▸ **Written task**
Starting with the first line of the data below, copy each line up to and including the one containing "import plotly.graph_objects as go". Pictures stay out.

▸ **Dataset section**
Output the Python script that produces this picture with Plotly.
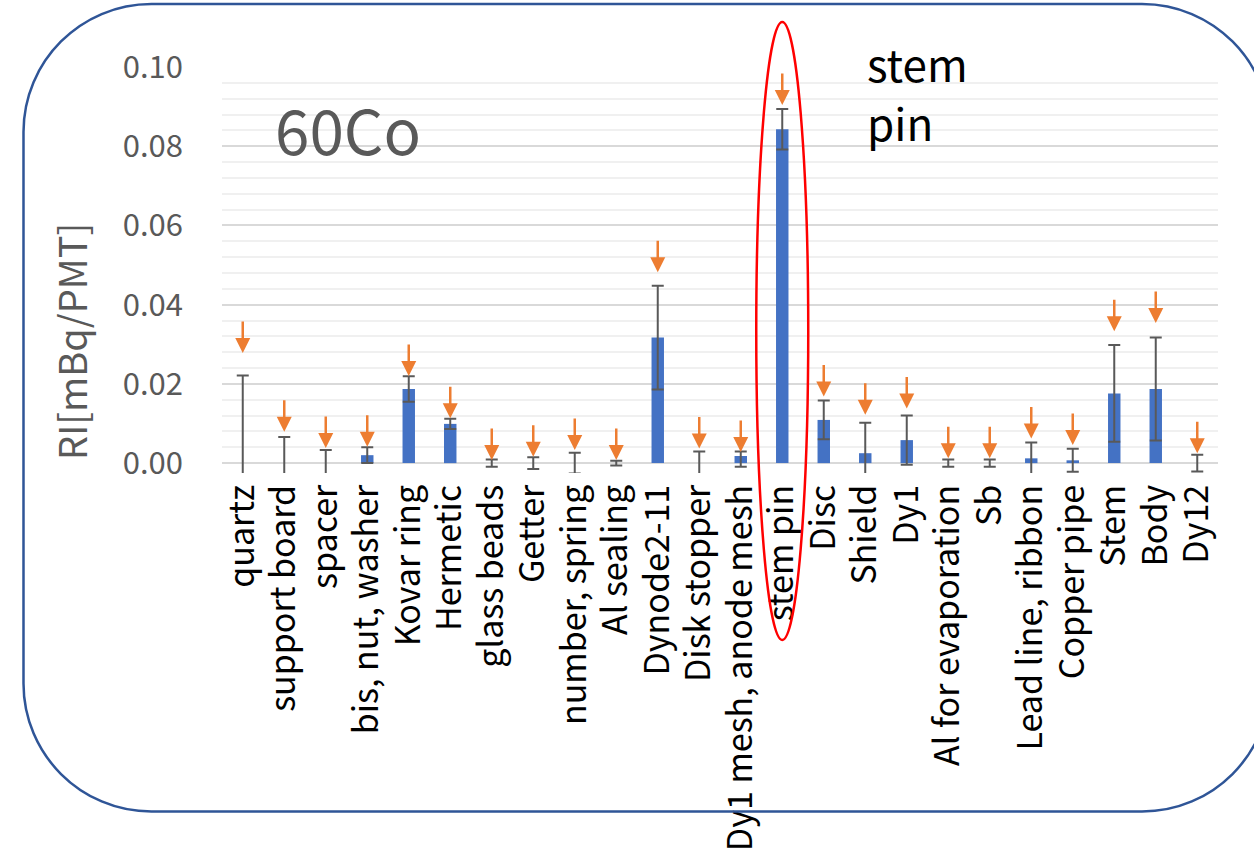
import plotly.graph_objects as go

# Parts of the PMT and their measured 60Co activity (mBq/PMT)
categories = [
    "quartz", "support board", "spacer", "bis, nut, washer", "Kovar ring",
    "Hermetic", "glass beads", "Getter", "number, spring", "Al sealing",
    "Dynode2-11", "Disk stopper", "Dy1 mesh, anode mesh", "stem pin", "Disc",
    "Shield", "Dy1", "Al for evaporation", "Sb", "Lead line, ribbon",
    "Copper pipe", "Stem", "Body", "Dy12",
]
values = [
    0.0, 0.0, 0.0, 0.0020, 0.0187,
    0.0099, 0.0, 0.0, 0.0, 0.0,
    0.0317, 0.0, 0.0018, 0.0843, 0.0109,
    0.0025, 0.0058, 0.0, 0.0, 0.0012,
    0.0007, 0.0176, 0.0187, 0.0,
]
err_plus = [
    0.0221, 0.0066, 0.0033, 0.0020, 0.0032,
    0.0013, 0.0009, 0.0015, 0.0026, 0.0006,
    0.0131, 0.0029, 0.0011, 0.0051, 0.0049,
    0.0077, 0.0062, 0.0009, 0.0009, 0.0040,
    0.0029, 0.0122, 0.0130, 0.0021,
]
err_minus = [
    0.0221, 0.0066, 0.0033, 0.0020, 0.0032,
    0.0013, 0.0009, 0.0015, 0.0026, 0.0006,
    0.0131, 0.0029, 0.0027, 0.0051, 0.0049,
    0.0077, 0.0062, 0.0009, 0.0009, 0.0040,
    0.0029, 0.0122, 0.0130, 0.0021,
]
# Upper limits, drawn as downward arrows
upper_limits = [
    0.0278, 0.0079, 0.0038, 0.0041, 0.0220,
    0.0113, 0.0008, 0.0016, 0.0033, 0.0008,
    0.0482, 0.0037, 0.0028, 0.0904, 0.0168,
    0.0122, 0.0138, 0.0012, 0.0012, 0.0062,
    0.0046, 0.0333, 0.0354, 0.0025,
]
y_ticks = [0.0, 0.02, 0.04, 0.06, 0.08, 0.10]
y_tick_text = ["0.00", "0.02", "0.04", "0.06", "0.08", "0.10"]

W, H = 1254, 857
L, R, T, B = 222, 36, 67, 384
PW, PH = W - L - R, H - T - B
FONT = "Noto Sans CJK JP"


def px(x):
    return (x - L) / PW


def py(y):
    return (H - B - y) / PH


fig = go.Figure()
fig.add_trace(go.Bar(
    x=categories, y=values,
    marker=dict(color="#4472C4", line=dict(width=0)),
    error_y=dict(type="data", symmetric=False, array=err_plus, arrayminus=err_minus,
                 color="#595959", thickness=2, width=6),
    showlegend=False,
))

annotations = []
for cat, lim in zip(categories, upper_limits):
    annotations.append(dict(
        x=cat, y=lim, xref="x", yref="y", text="", showarrow=True,
        ax=0, ay=-33, arrowhead=2, arrowsize=1.2, arrowwidth=2.5,
        arrowcolor="#ED7D31", standoff=0,
    ))

annotations.append(dict(
    x=px(273), y=py(128), xref="paper", yref="paper", text="60Co",
    showarrow=False, xanchor="left", yanchor="middle",
    font=dict(family=FONT, size=62, color="#595959"),
))
annotations.append(dict(
    x=px(865), y=py(63), xref="paper", yref="paper", text="stem",
    showarrow=False, xanchor="left", yanchor="middle",
    font=dict(family=FONT, size=44, color="#000000"),
))
annotations.append(dict(
    x=px(865), y=py(122), xref="paper", yref="paper", text="pin",
    showarrow=False, xanchor="left", yanchor="middle",
    font=dict(family=FONT, size=44, color="#000000"),
))
# y-axis title
annotations.append(dict(
    x=px(70), y=py(342), xref="paper", yref="paper", text="RI[mBq/PMT]",
    showarrow=False, xanchor="center", yanchor="middle", textangle=-90,
    font=dict(family=FONT, size=38, color="#595959"),
))

shapes = []
# ellipse around the stem pin column
n = len(categories)
i_pin = categories.index("stem pin")
cx = (i_pin + 0.5) / n
half_w = 26 / PW
shapes.append(dict(
    type="circle", xref="paper", yref="paper",
    x0=cx - half_w, x1=cx + half_w, y0=py(640), y1=py(22),
    line=dict(color="#FF0000", width=2.5), fillcolor="rgba(0,0,0,0)",
))

# rounded frame
x0f, y0f, x1f, y1f, rad = 23.5, 4, 1270, 811.5, 128
k = 0.5523 * rad


def P(x, y):
    return f"{px(x):.5f},{py(y):.5f}"


path = (
    f"M{P(x0f + rad, y0f)} L{P(x1f - rad, y0f)} "
    f"C{P(x1f - rad + k, y0f)} {P(x1f, y0f + rad - k)} {P(x1f, y0f + rad)} "
    f"L{P(x1f, y1f - rad)} "
    f"C{P(x1f, y1f - rad + k)} {P(x1f - rad + k, y1f)} {P(x1f - rad, y1f)} "
    f"L{P(x0f + rad, y1f)} "
    f"C{P(x0f + rad - k, y1f)} {P(x0f, y1f - rad + k)} {P(x0f, y1f - rad)} "
    f"L{P(x0f, y0f + rad)} "
    f"C{P(x0f, y0f + rad - k)} {P(x0f + rad - k, y0f)} {P(x0f + rad, y0f)} Z"
)
shapes.append(dict(type="path", xref="paper", yref="paper", path=path,
                   line=dict(color="#2F5597", width=2.5)))

fig.update_layout(
    width=W, height=H,
    margin=dict(l=L, r=R, t=T, b=B, pad=0, autoexpand=False),
    paper_bgcolor="white", plot_bgcolor="white",
    bargap=0.7,
    font=dict(family=FONT),
    annotations=annotations, shapes=shapes,
    xaxis=dict(
        type="category", range=[-0.5, n - 0.5], tickangle=-90,
        showgrid=False, showline=False, zeroline=False, ticks="",
        tickfont=dict(family=FONT, size=34, color="#000000"),
        ticklabelstandoff=4, automargin=False,
    ),
    yaxis=dict(
        range=[-0.0025, 0.10], tickvals=y_ticks, ticktext=y_tick_text,
        showgrid=True, gridcolor="#D9D9D9", gridwidth=1.5,
        minor=dict(dtick=0.004, tick0=0, showgrid=True, gridcolor="#F0F0F0", gridwidth=1.5),
        zeroline=False, showline=False, ticks="",
        tickfont=dict(family=FONT, size=31, color="#595959"),
        ticklabelstandoff=38, automargin=False,
    ),
)

fig.write_html("out.html")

▸ **Completed exercise**
Output the Python script that produces this picture with Plotly.
import plotly.graph_objects as go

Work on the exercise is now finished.